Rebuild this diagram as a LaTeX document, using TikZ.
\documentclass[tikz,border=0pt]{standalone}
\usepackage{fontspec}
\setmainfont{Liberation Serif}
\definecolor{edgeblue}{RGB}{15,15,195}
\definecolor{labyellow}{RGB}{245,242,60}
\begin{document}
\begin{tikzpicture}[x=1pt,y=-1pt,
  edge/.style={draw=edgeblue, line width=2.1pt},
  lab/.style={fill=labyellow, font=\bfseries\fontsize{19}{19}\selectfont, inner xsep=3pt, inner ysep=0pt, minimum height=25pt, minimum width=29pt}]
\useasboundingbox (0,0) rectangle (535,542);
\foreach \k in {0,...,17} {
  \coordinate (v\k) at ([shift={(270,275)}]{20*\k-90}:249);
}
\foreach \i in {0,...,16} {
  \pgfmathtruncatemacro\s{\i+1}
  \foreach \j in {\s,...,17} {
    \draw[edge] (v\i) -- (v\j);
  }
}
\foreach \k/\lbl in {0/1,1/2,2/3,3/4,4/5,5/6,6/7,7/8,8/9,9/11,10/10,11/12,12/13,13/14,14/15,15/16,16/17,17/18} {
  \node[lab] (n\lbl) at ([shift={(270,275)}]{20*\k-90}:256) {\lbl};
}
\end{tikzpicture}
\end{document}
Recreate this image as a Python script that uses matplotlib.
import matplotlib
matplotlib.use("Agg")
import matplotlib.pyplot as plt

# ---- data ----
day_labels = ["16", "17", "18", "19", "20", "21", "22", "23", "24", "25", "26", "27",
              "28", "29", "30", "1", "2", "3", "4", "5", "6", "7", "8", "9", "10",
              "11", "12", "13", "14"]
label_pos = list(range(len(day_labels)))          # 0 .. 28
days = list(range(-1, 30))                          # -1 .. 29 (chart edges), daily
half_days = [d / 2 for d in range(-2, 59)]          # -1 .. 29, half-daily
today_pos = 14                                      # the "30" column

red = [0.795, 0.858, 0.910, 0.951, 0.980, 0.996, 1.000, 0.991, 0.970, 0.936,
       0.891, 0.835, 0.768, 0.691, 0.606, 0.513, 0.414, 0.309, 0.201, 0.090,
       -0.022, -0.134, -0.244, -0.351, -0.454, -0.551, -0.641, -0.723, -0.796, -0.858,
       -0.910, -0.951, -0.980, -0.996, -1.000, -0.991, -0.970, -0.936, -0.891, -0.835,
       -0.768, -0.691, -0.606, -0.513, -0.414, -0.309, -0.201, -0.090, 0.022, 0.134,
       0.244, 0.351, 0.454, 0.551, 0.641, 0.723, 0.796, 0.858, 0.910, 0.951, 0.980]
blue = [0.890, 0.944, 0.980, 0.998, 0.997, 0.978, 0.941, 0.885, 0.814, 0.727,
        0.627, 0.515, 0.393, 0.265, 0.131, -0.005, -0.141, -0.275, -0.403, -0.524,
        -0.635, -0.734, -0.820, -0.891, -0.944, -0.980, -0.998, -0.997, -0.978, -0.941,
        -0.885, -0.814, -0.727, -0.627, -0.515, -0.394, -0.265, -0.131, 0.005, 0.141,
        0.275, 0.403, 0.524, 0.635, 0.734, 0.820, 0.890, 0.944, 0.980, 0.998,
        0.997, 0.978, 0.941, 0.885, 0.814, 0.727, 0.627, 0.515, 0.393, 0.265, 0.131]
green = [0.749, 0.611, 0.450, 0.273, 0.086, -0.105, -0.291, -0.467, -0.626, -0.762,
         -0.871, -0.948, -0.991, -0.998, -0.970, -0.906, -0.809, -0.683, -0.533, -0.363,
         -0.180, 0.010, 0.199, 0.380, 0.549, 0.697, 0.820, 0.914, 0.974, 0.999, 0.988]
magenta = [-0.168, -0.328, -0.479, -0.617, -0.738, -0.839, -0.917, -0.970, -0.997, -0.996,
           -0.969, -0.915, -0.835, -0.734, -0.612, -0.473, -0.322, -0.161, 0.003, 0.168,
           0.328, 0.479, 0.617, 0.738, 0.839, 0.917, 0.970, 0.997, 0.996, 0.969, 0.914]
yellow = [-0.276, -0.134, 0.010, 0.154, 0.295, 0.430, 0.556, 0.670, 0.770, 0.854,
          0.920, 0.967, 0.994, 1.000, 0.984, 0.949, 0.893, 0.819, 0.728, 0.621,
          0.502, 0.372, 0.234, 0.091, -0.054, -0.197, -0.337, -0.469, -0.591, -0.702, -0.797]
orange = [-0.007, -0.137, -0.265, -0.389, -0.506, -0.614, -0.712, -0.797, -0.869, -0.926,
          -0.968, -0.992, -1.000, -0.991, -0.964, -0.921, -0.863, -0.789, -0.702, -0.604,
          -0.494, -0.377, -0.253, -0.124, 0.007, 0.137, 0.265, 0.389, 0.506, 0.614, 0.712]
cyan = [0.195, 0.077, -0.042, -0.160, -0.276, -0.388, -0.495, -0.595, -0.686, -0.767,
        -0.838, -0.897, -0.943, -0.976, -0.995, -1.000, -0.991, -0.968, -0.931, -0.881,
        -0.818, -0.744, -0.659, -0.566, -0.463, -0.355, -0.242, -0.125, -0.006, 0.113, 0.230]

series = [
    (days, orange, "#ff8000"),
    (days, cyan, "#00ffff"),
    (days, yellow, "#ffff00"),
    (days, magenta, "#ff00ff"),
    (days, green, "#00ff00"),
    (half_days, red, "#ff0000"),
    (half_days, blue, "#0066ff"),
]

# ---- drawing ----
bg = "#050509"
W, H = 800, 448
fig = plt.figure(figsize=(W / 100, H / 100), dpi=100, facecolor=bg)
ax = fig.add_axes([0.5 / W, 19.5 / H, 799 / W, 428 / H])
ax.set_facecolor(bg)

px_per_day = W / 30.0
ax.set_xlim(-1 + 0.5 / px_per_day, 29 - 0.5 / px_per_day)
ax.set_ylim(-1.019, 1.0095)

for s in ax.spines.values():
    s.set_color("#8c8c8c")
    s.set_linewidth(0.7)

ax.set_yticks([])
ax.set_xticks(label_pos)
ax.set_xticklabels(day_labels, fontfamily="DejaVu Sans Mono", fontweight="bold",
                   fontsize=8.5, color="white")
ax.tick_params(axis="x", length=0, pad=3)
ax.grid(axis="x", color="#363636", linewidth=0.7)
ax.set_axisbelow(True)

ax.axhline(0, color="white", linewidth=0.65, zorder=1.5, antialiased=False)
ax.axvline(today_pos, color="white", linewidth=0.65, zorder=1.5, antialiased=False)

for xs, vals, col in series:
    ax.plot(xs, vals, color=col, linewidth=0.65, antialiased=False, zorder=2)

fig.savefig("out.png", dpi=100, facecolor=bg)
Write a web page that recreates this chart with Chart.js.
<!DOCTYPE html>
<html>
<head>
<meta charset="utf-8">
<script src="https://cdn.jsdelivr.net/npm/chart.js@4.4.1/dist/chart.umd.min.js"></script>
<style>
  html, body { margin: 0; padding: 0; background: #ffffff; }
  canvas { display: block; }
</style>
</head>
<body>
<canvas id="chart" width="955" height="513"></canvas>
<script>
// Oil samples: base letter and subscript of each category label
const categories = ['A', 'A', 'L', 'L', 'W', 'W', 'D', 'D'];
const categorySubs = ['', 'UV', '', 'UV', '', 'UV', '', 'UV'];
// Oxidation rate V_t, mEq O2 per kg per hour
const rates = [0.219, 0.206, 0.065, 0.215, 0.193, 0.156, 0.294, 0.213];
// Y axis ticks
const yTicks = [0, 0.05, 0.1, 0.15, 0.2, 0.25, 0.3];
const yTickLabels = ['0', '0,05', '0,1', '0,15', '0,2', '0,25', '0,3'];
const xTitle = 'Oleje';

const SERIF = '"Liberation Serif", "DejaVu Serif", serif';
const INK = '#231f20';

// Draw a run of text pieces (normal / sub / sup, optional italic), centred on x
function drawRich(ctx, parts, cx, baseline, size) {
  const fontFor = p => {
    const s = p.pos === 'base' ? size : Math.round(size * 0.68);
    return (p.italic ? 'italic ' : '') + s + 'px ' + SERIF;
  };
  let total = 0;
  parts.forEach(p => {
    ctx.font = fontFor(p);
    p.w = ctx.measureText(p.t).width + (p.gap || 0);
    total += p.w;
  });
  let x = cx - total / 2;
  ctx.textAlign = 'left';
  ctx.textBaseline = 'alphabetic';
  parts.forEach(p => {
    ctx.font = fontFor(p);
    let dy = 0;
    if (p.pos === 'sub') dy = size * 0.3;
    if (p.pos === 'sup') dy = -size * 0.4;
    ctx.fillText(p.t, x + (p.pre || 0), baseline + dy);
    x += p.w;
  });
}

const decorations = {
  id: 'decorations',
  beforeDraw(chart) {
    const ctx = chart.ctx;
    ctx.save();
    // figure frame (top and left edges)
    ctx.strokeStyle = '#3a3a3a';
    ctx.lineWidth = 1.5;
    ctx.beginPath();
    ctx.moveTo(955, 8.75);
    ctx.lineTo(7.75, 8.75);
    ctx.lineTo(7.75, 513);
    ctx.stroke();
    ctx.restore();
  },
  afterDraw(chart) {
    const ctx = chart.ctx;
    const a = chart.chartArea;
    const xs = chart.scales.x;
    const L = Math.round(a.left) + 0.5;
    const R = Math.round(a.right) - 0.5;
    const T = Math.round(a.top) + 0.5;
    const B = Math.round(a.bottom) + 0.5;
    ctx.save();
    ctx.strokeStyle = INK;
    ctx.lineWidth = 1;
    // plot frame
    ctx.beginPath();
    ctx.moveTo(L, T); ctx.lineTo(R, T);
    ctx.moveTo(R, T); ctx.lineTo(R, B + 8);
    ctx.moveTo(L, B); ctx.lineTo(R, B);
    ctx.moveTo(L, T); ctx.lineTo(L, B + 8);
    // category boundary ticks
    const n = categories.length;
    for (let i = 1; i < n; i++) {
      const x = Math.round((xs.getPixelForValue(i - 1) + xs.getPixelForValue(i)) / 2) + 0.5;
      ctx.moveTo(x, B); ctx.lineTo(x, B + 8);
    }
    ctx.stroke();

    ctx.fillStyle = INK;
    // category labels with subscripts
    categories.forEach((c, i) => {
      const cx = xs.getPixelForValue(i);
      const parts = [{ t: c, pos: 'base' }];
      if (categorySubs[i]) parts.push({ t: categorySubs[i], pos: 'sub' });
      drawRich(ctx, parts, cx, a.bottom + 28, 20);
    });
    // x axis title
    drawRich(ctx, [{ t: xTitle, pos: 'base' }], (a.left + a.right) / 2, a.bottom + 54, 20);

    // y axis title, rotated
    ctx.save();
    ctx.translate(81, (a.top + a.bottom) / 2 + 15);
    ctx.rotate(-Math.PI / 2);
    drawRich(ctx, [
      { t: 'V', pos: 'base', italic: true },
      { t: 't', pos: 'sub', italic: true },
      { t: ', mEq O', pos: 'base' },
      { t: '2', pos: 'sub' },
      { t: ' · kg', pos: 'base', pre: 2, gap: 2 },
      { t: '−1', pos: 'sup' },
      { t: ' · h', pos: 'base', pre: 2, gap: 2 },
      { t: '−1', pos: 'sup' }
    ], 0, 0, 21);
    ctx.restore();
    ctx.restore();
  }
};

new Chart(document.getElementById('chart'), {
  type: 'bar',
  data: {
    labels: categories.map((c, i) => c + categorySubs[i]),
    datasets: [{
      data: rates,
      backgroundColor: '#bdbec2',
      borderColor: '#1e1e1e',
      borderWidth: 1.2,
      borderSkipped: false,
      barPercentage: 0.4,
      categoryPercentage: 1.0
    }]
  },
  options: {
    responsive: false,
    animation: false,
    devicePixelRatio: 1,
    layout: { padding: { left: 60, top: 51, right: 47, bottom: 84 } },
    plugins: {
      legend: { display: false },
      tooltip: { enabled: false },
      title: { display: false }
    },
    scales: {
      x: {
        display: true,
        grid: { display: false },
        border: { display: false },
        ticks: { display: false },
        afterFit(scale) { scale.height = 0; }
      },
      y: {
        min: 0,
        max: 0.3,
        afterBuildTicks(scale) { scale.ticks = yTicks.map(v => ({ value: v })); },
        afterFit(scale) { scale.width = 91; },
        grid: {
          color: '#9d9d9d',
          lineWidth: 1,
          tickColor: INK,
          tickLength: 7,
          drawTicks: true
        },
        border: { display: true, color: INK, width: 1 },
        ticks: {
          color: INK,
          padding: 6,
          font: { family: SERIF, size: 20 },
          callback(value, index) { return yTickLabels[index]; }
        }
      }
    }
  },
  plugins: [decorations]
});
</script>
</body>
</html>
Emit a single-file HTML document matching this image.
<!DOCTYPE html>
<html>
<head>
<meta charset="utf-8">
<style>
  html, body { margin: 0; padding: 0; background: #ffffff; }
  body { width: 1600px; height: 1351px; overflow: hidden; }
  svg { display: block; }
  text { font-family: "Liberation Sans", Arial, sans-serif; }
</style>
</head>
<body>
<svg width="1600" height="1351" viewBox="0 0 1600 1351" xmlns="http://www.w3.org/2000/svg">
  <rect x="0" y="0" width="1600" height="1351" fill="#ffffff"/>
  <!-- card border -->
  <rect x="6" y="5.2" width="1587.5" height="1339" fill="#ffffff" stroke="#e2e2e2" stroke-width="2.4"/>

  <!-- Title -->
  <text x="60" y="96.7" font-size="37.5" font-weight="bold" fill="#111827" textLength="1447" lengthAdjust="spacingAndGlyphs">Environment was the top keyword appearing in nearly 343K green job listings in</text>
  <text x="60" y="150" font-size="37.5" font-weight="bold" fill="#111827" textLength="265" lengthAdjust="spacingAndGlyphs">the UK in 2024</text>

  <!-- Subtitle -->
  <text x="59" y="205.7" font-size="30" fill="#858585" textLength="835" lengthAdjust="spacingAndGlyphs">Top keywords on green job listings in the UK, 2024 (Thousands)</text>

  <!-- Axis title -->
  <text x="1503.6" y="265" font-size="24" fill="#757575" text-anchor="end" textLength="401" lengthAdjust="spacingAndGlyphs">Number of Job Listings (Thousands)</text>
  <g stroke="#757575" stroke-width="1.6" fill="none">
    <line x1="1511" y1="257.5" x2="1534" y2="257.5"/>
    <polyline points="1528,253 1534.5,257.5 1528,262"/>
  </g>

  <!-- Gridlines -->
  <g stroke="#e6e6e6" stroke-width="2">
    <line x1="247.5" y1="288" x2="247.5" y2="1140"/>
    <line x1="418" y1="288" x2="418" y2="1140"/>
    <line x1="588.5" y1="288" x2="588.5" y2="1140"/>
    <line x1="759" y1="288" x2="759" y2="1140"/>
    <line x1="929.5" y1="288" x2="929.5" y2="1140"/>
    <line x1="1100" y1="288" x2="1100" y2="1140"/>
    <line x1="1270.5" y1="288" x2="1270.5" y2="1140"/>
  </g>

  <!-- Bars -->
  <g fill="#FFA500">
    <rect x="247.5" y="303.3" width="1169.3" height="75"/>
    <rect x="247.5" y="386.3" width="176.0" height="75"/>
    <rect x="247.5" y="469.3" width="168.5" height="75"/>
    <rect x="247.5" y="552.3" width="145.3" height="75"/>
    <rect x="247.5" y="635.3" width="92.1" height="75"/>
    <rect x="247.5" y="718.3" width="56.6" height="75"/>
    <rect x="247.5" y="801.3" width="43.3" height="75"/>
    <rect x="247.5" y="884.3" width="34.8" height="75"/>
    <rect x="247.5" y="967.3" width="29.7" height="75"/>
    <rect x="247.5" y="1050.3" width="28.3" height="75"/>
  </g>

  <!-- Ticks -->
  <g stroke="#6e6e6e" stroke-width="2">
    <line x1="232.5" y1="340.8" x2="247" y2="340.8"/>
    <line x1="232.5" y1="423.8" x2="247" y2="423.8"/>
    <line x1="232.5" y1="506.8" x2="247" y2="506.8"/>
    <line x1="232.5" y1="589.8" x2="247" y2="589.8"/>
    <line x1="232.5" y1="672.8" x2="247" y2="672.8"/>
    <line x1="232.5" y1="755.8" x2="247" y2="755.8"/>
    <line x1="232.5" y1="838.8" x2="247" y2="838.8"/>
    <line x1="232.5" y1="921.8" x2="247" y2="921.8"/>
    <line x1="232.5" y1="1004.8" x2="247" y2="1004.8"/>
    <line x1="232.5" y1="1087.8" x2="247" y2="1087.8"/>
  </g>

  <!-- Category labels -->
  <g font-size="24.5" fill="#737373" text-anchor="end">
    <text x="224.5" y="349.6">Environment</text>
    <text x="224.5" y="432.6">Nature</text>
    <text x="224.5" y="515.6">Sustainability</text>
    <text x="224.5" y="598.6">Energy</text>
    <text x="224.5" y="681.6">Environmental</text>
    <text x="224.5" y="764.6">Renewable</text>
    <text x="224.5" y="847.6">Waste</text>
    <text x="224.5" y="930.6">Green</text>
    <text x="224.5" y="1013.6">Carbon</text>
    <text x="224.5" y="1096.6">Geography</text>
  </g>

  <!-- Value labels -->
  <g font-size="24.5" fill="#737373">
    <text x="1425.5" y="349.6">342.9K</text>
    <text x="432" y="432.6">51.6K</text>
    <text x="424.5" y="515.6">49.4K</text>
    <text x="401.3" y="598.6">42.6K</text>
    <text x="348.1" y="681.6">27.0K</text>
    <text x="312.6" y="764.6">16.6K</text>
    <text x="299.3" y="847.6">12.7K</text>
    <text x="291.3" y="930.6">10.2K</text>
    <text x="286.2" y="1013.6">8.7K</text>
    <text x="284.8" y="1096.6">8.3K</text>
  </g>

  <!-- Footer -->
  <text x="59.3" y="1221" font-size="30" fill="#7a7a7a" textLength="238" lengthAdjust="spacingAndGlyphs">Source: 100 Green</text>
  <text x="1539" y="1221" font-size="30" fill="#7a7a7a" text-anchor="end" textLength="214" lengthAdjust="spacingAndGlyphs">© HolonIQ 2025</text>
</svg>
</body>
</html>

PROBLEM DETAILS:
Search the entries for the word "that" and gather every line where it appears.

SOLVED EXERCISE:
Recreate this image as a Python script that uses matplotlib.
Write a web page that recreates this chart with Chart.js.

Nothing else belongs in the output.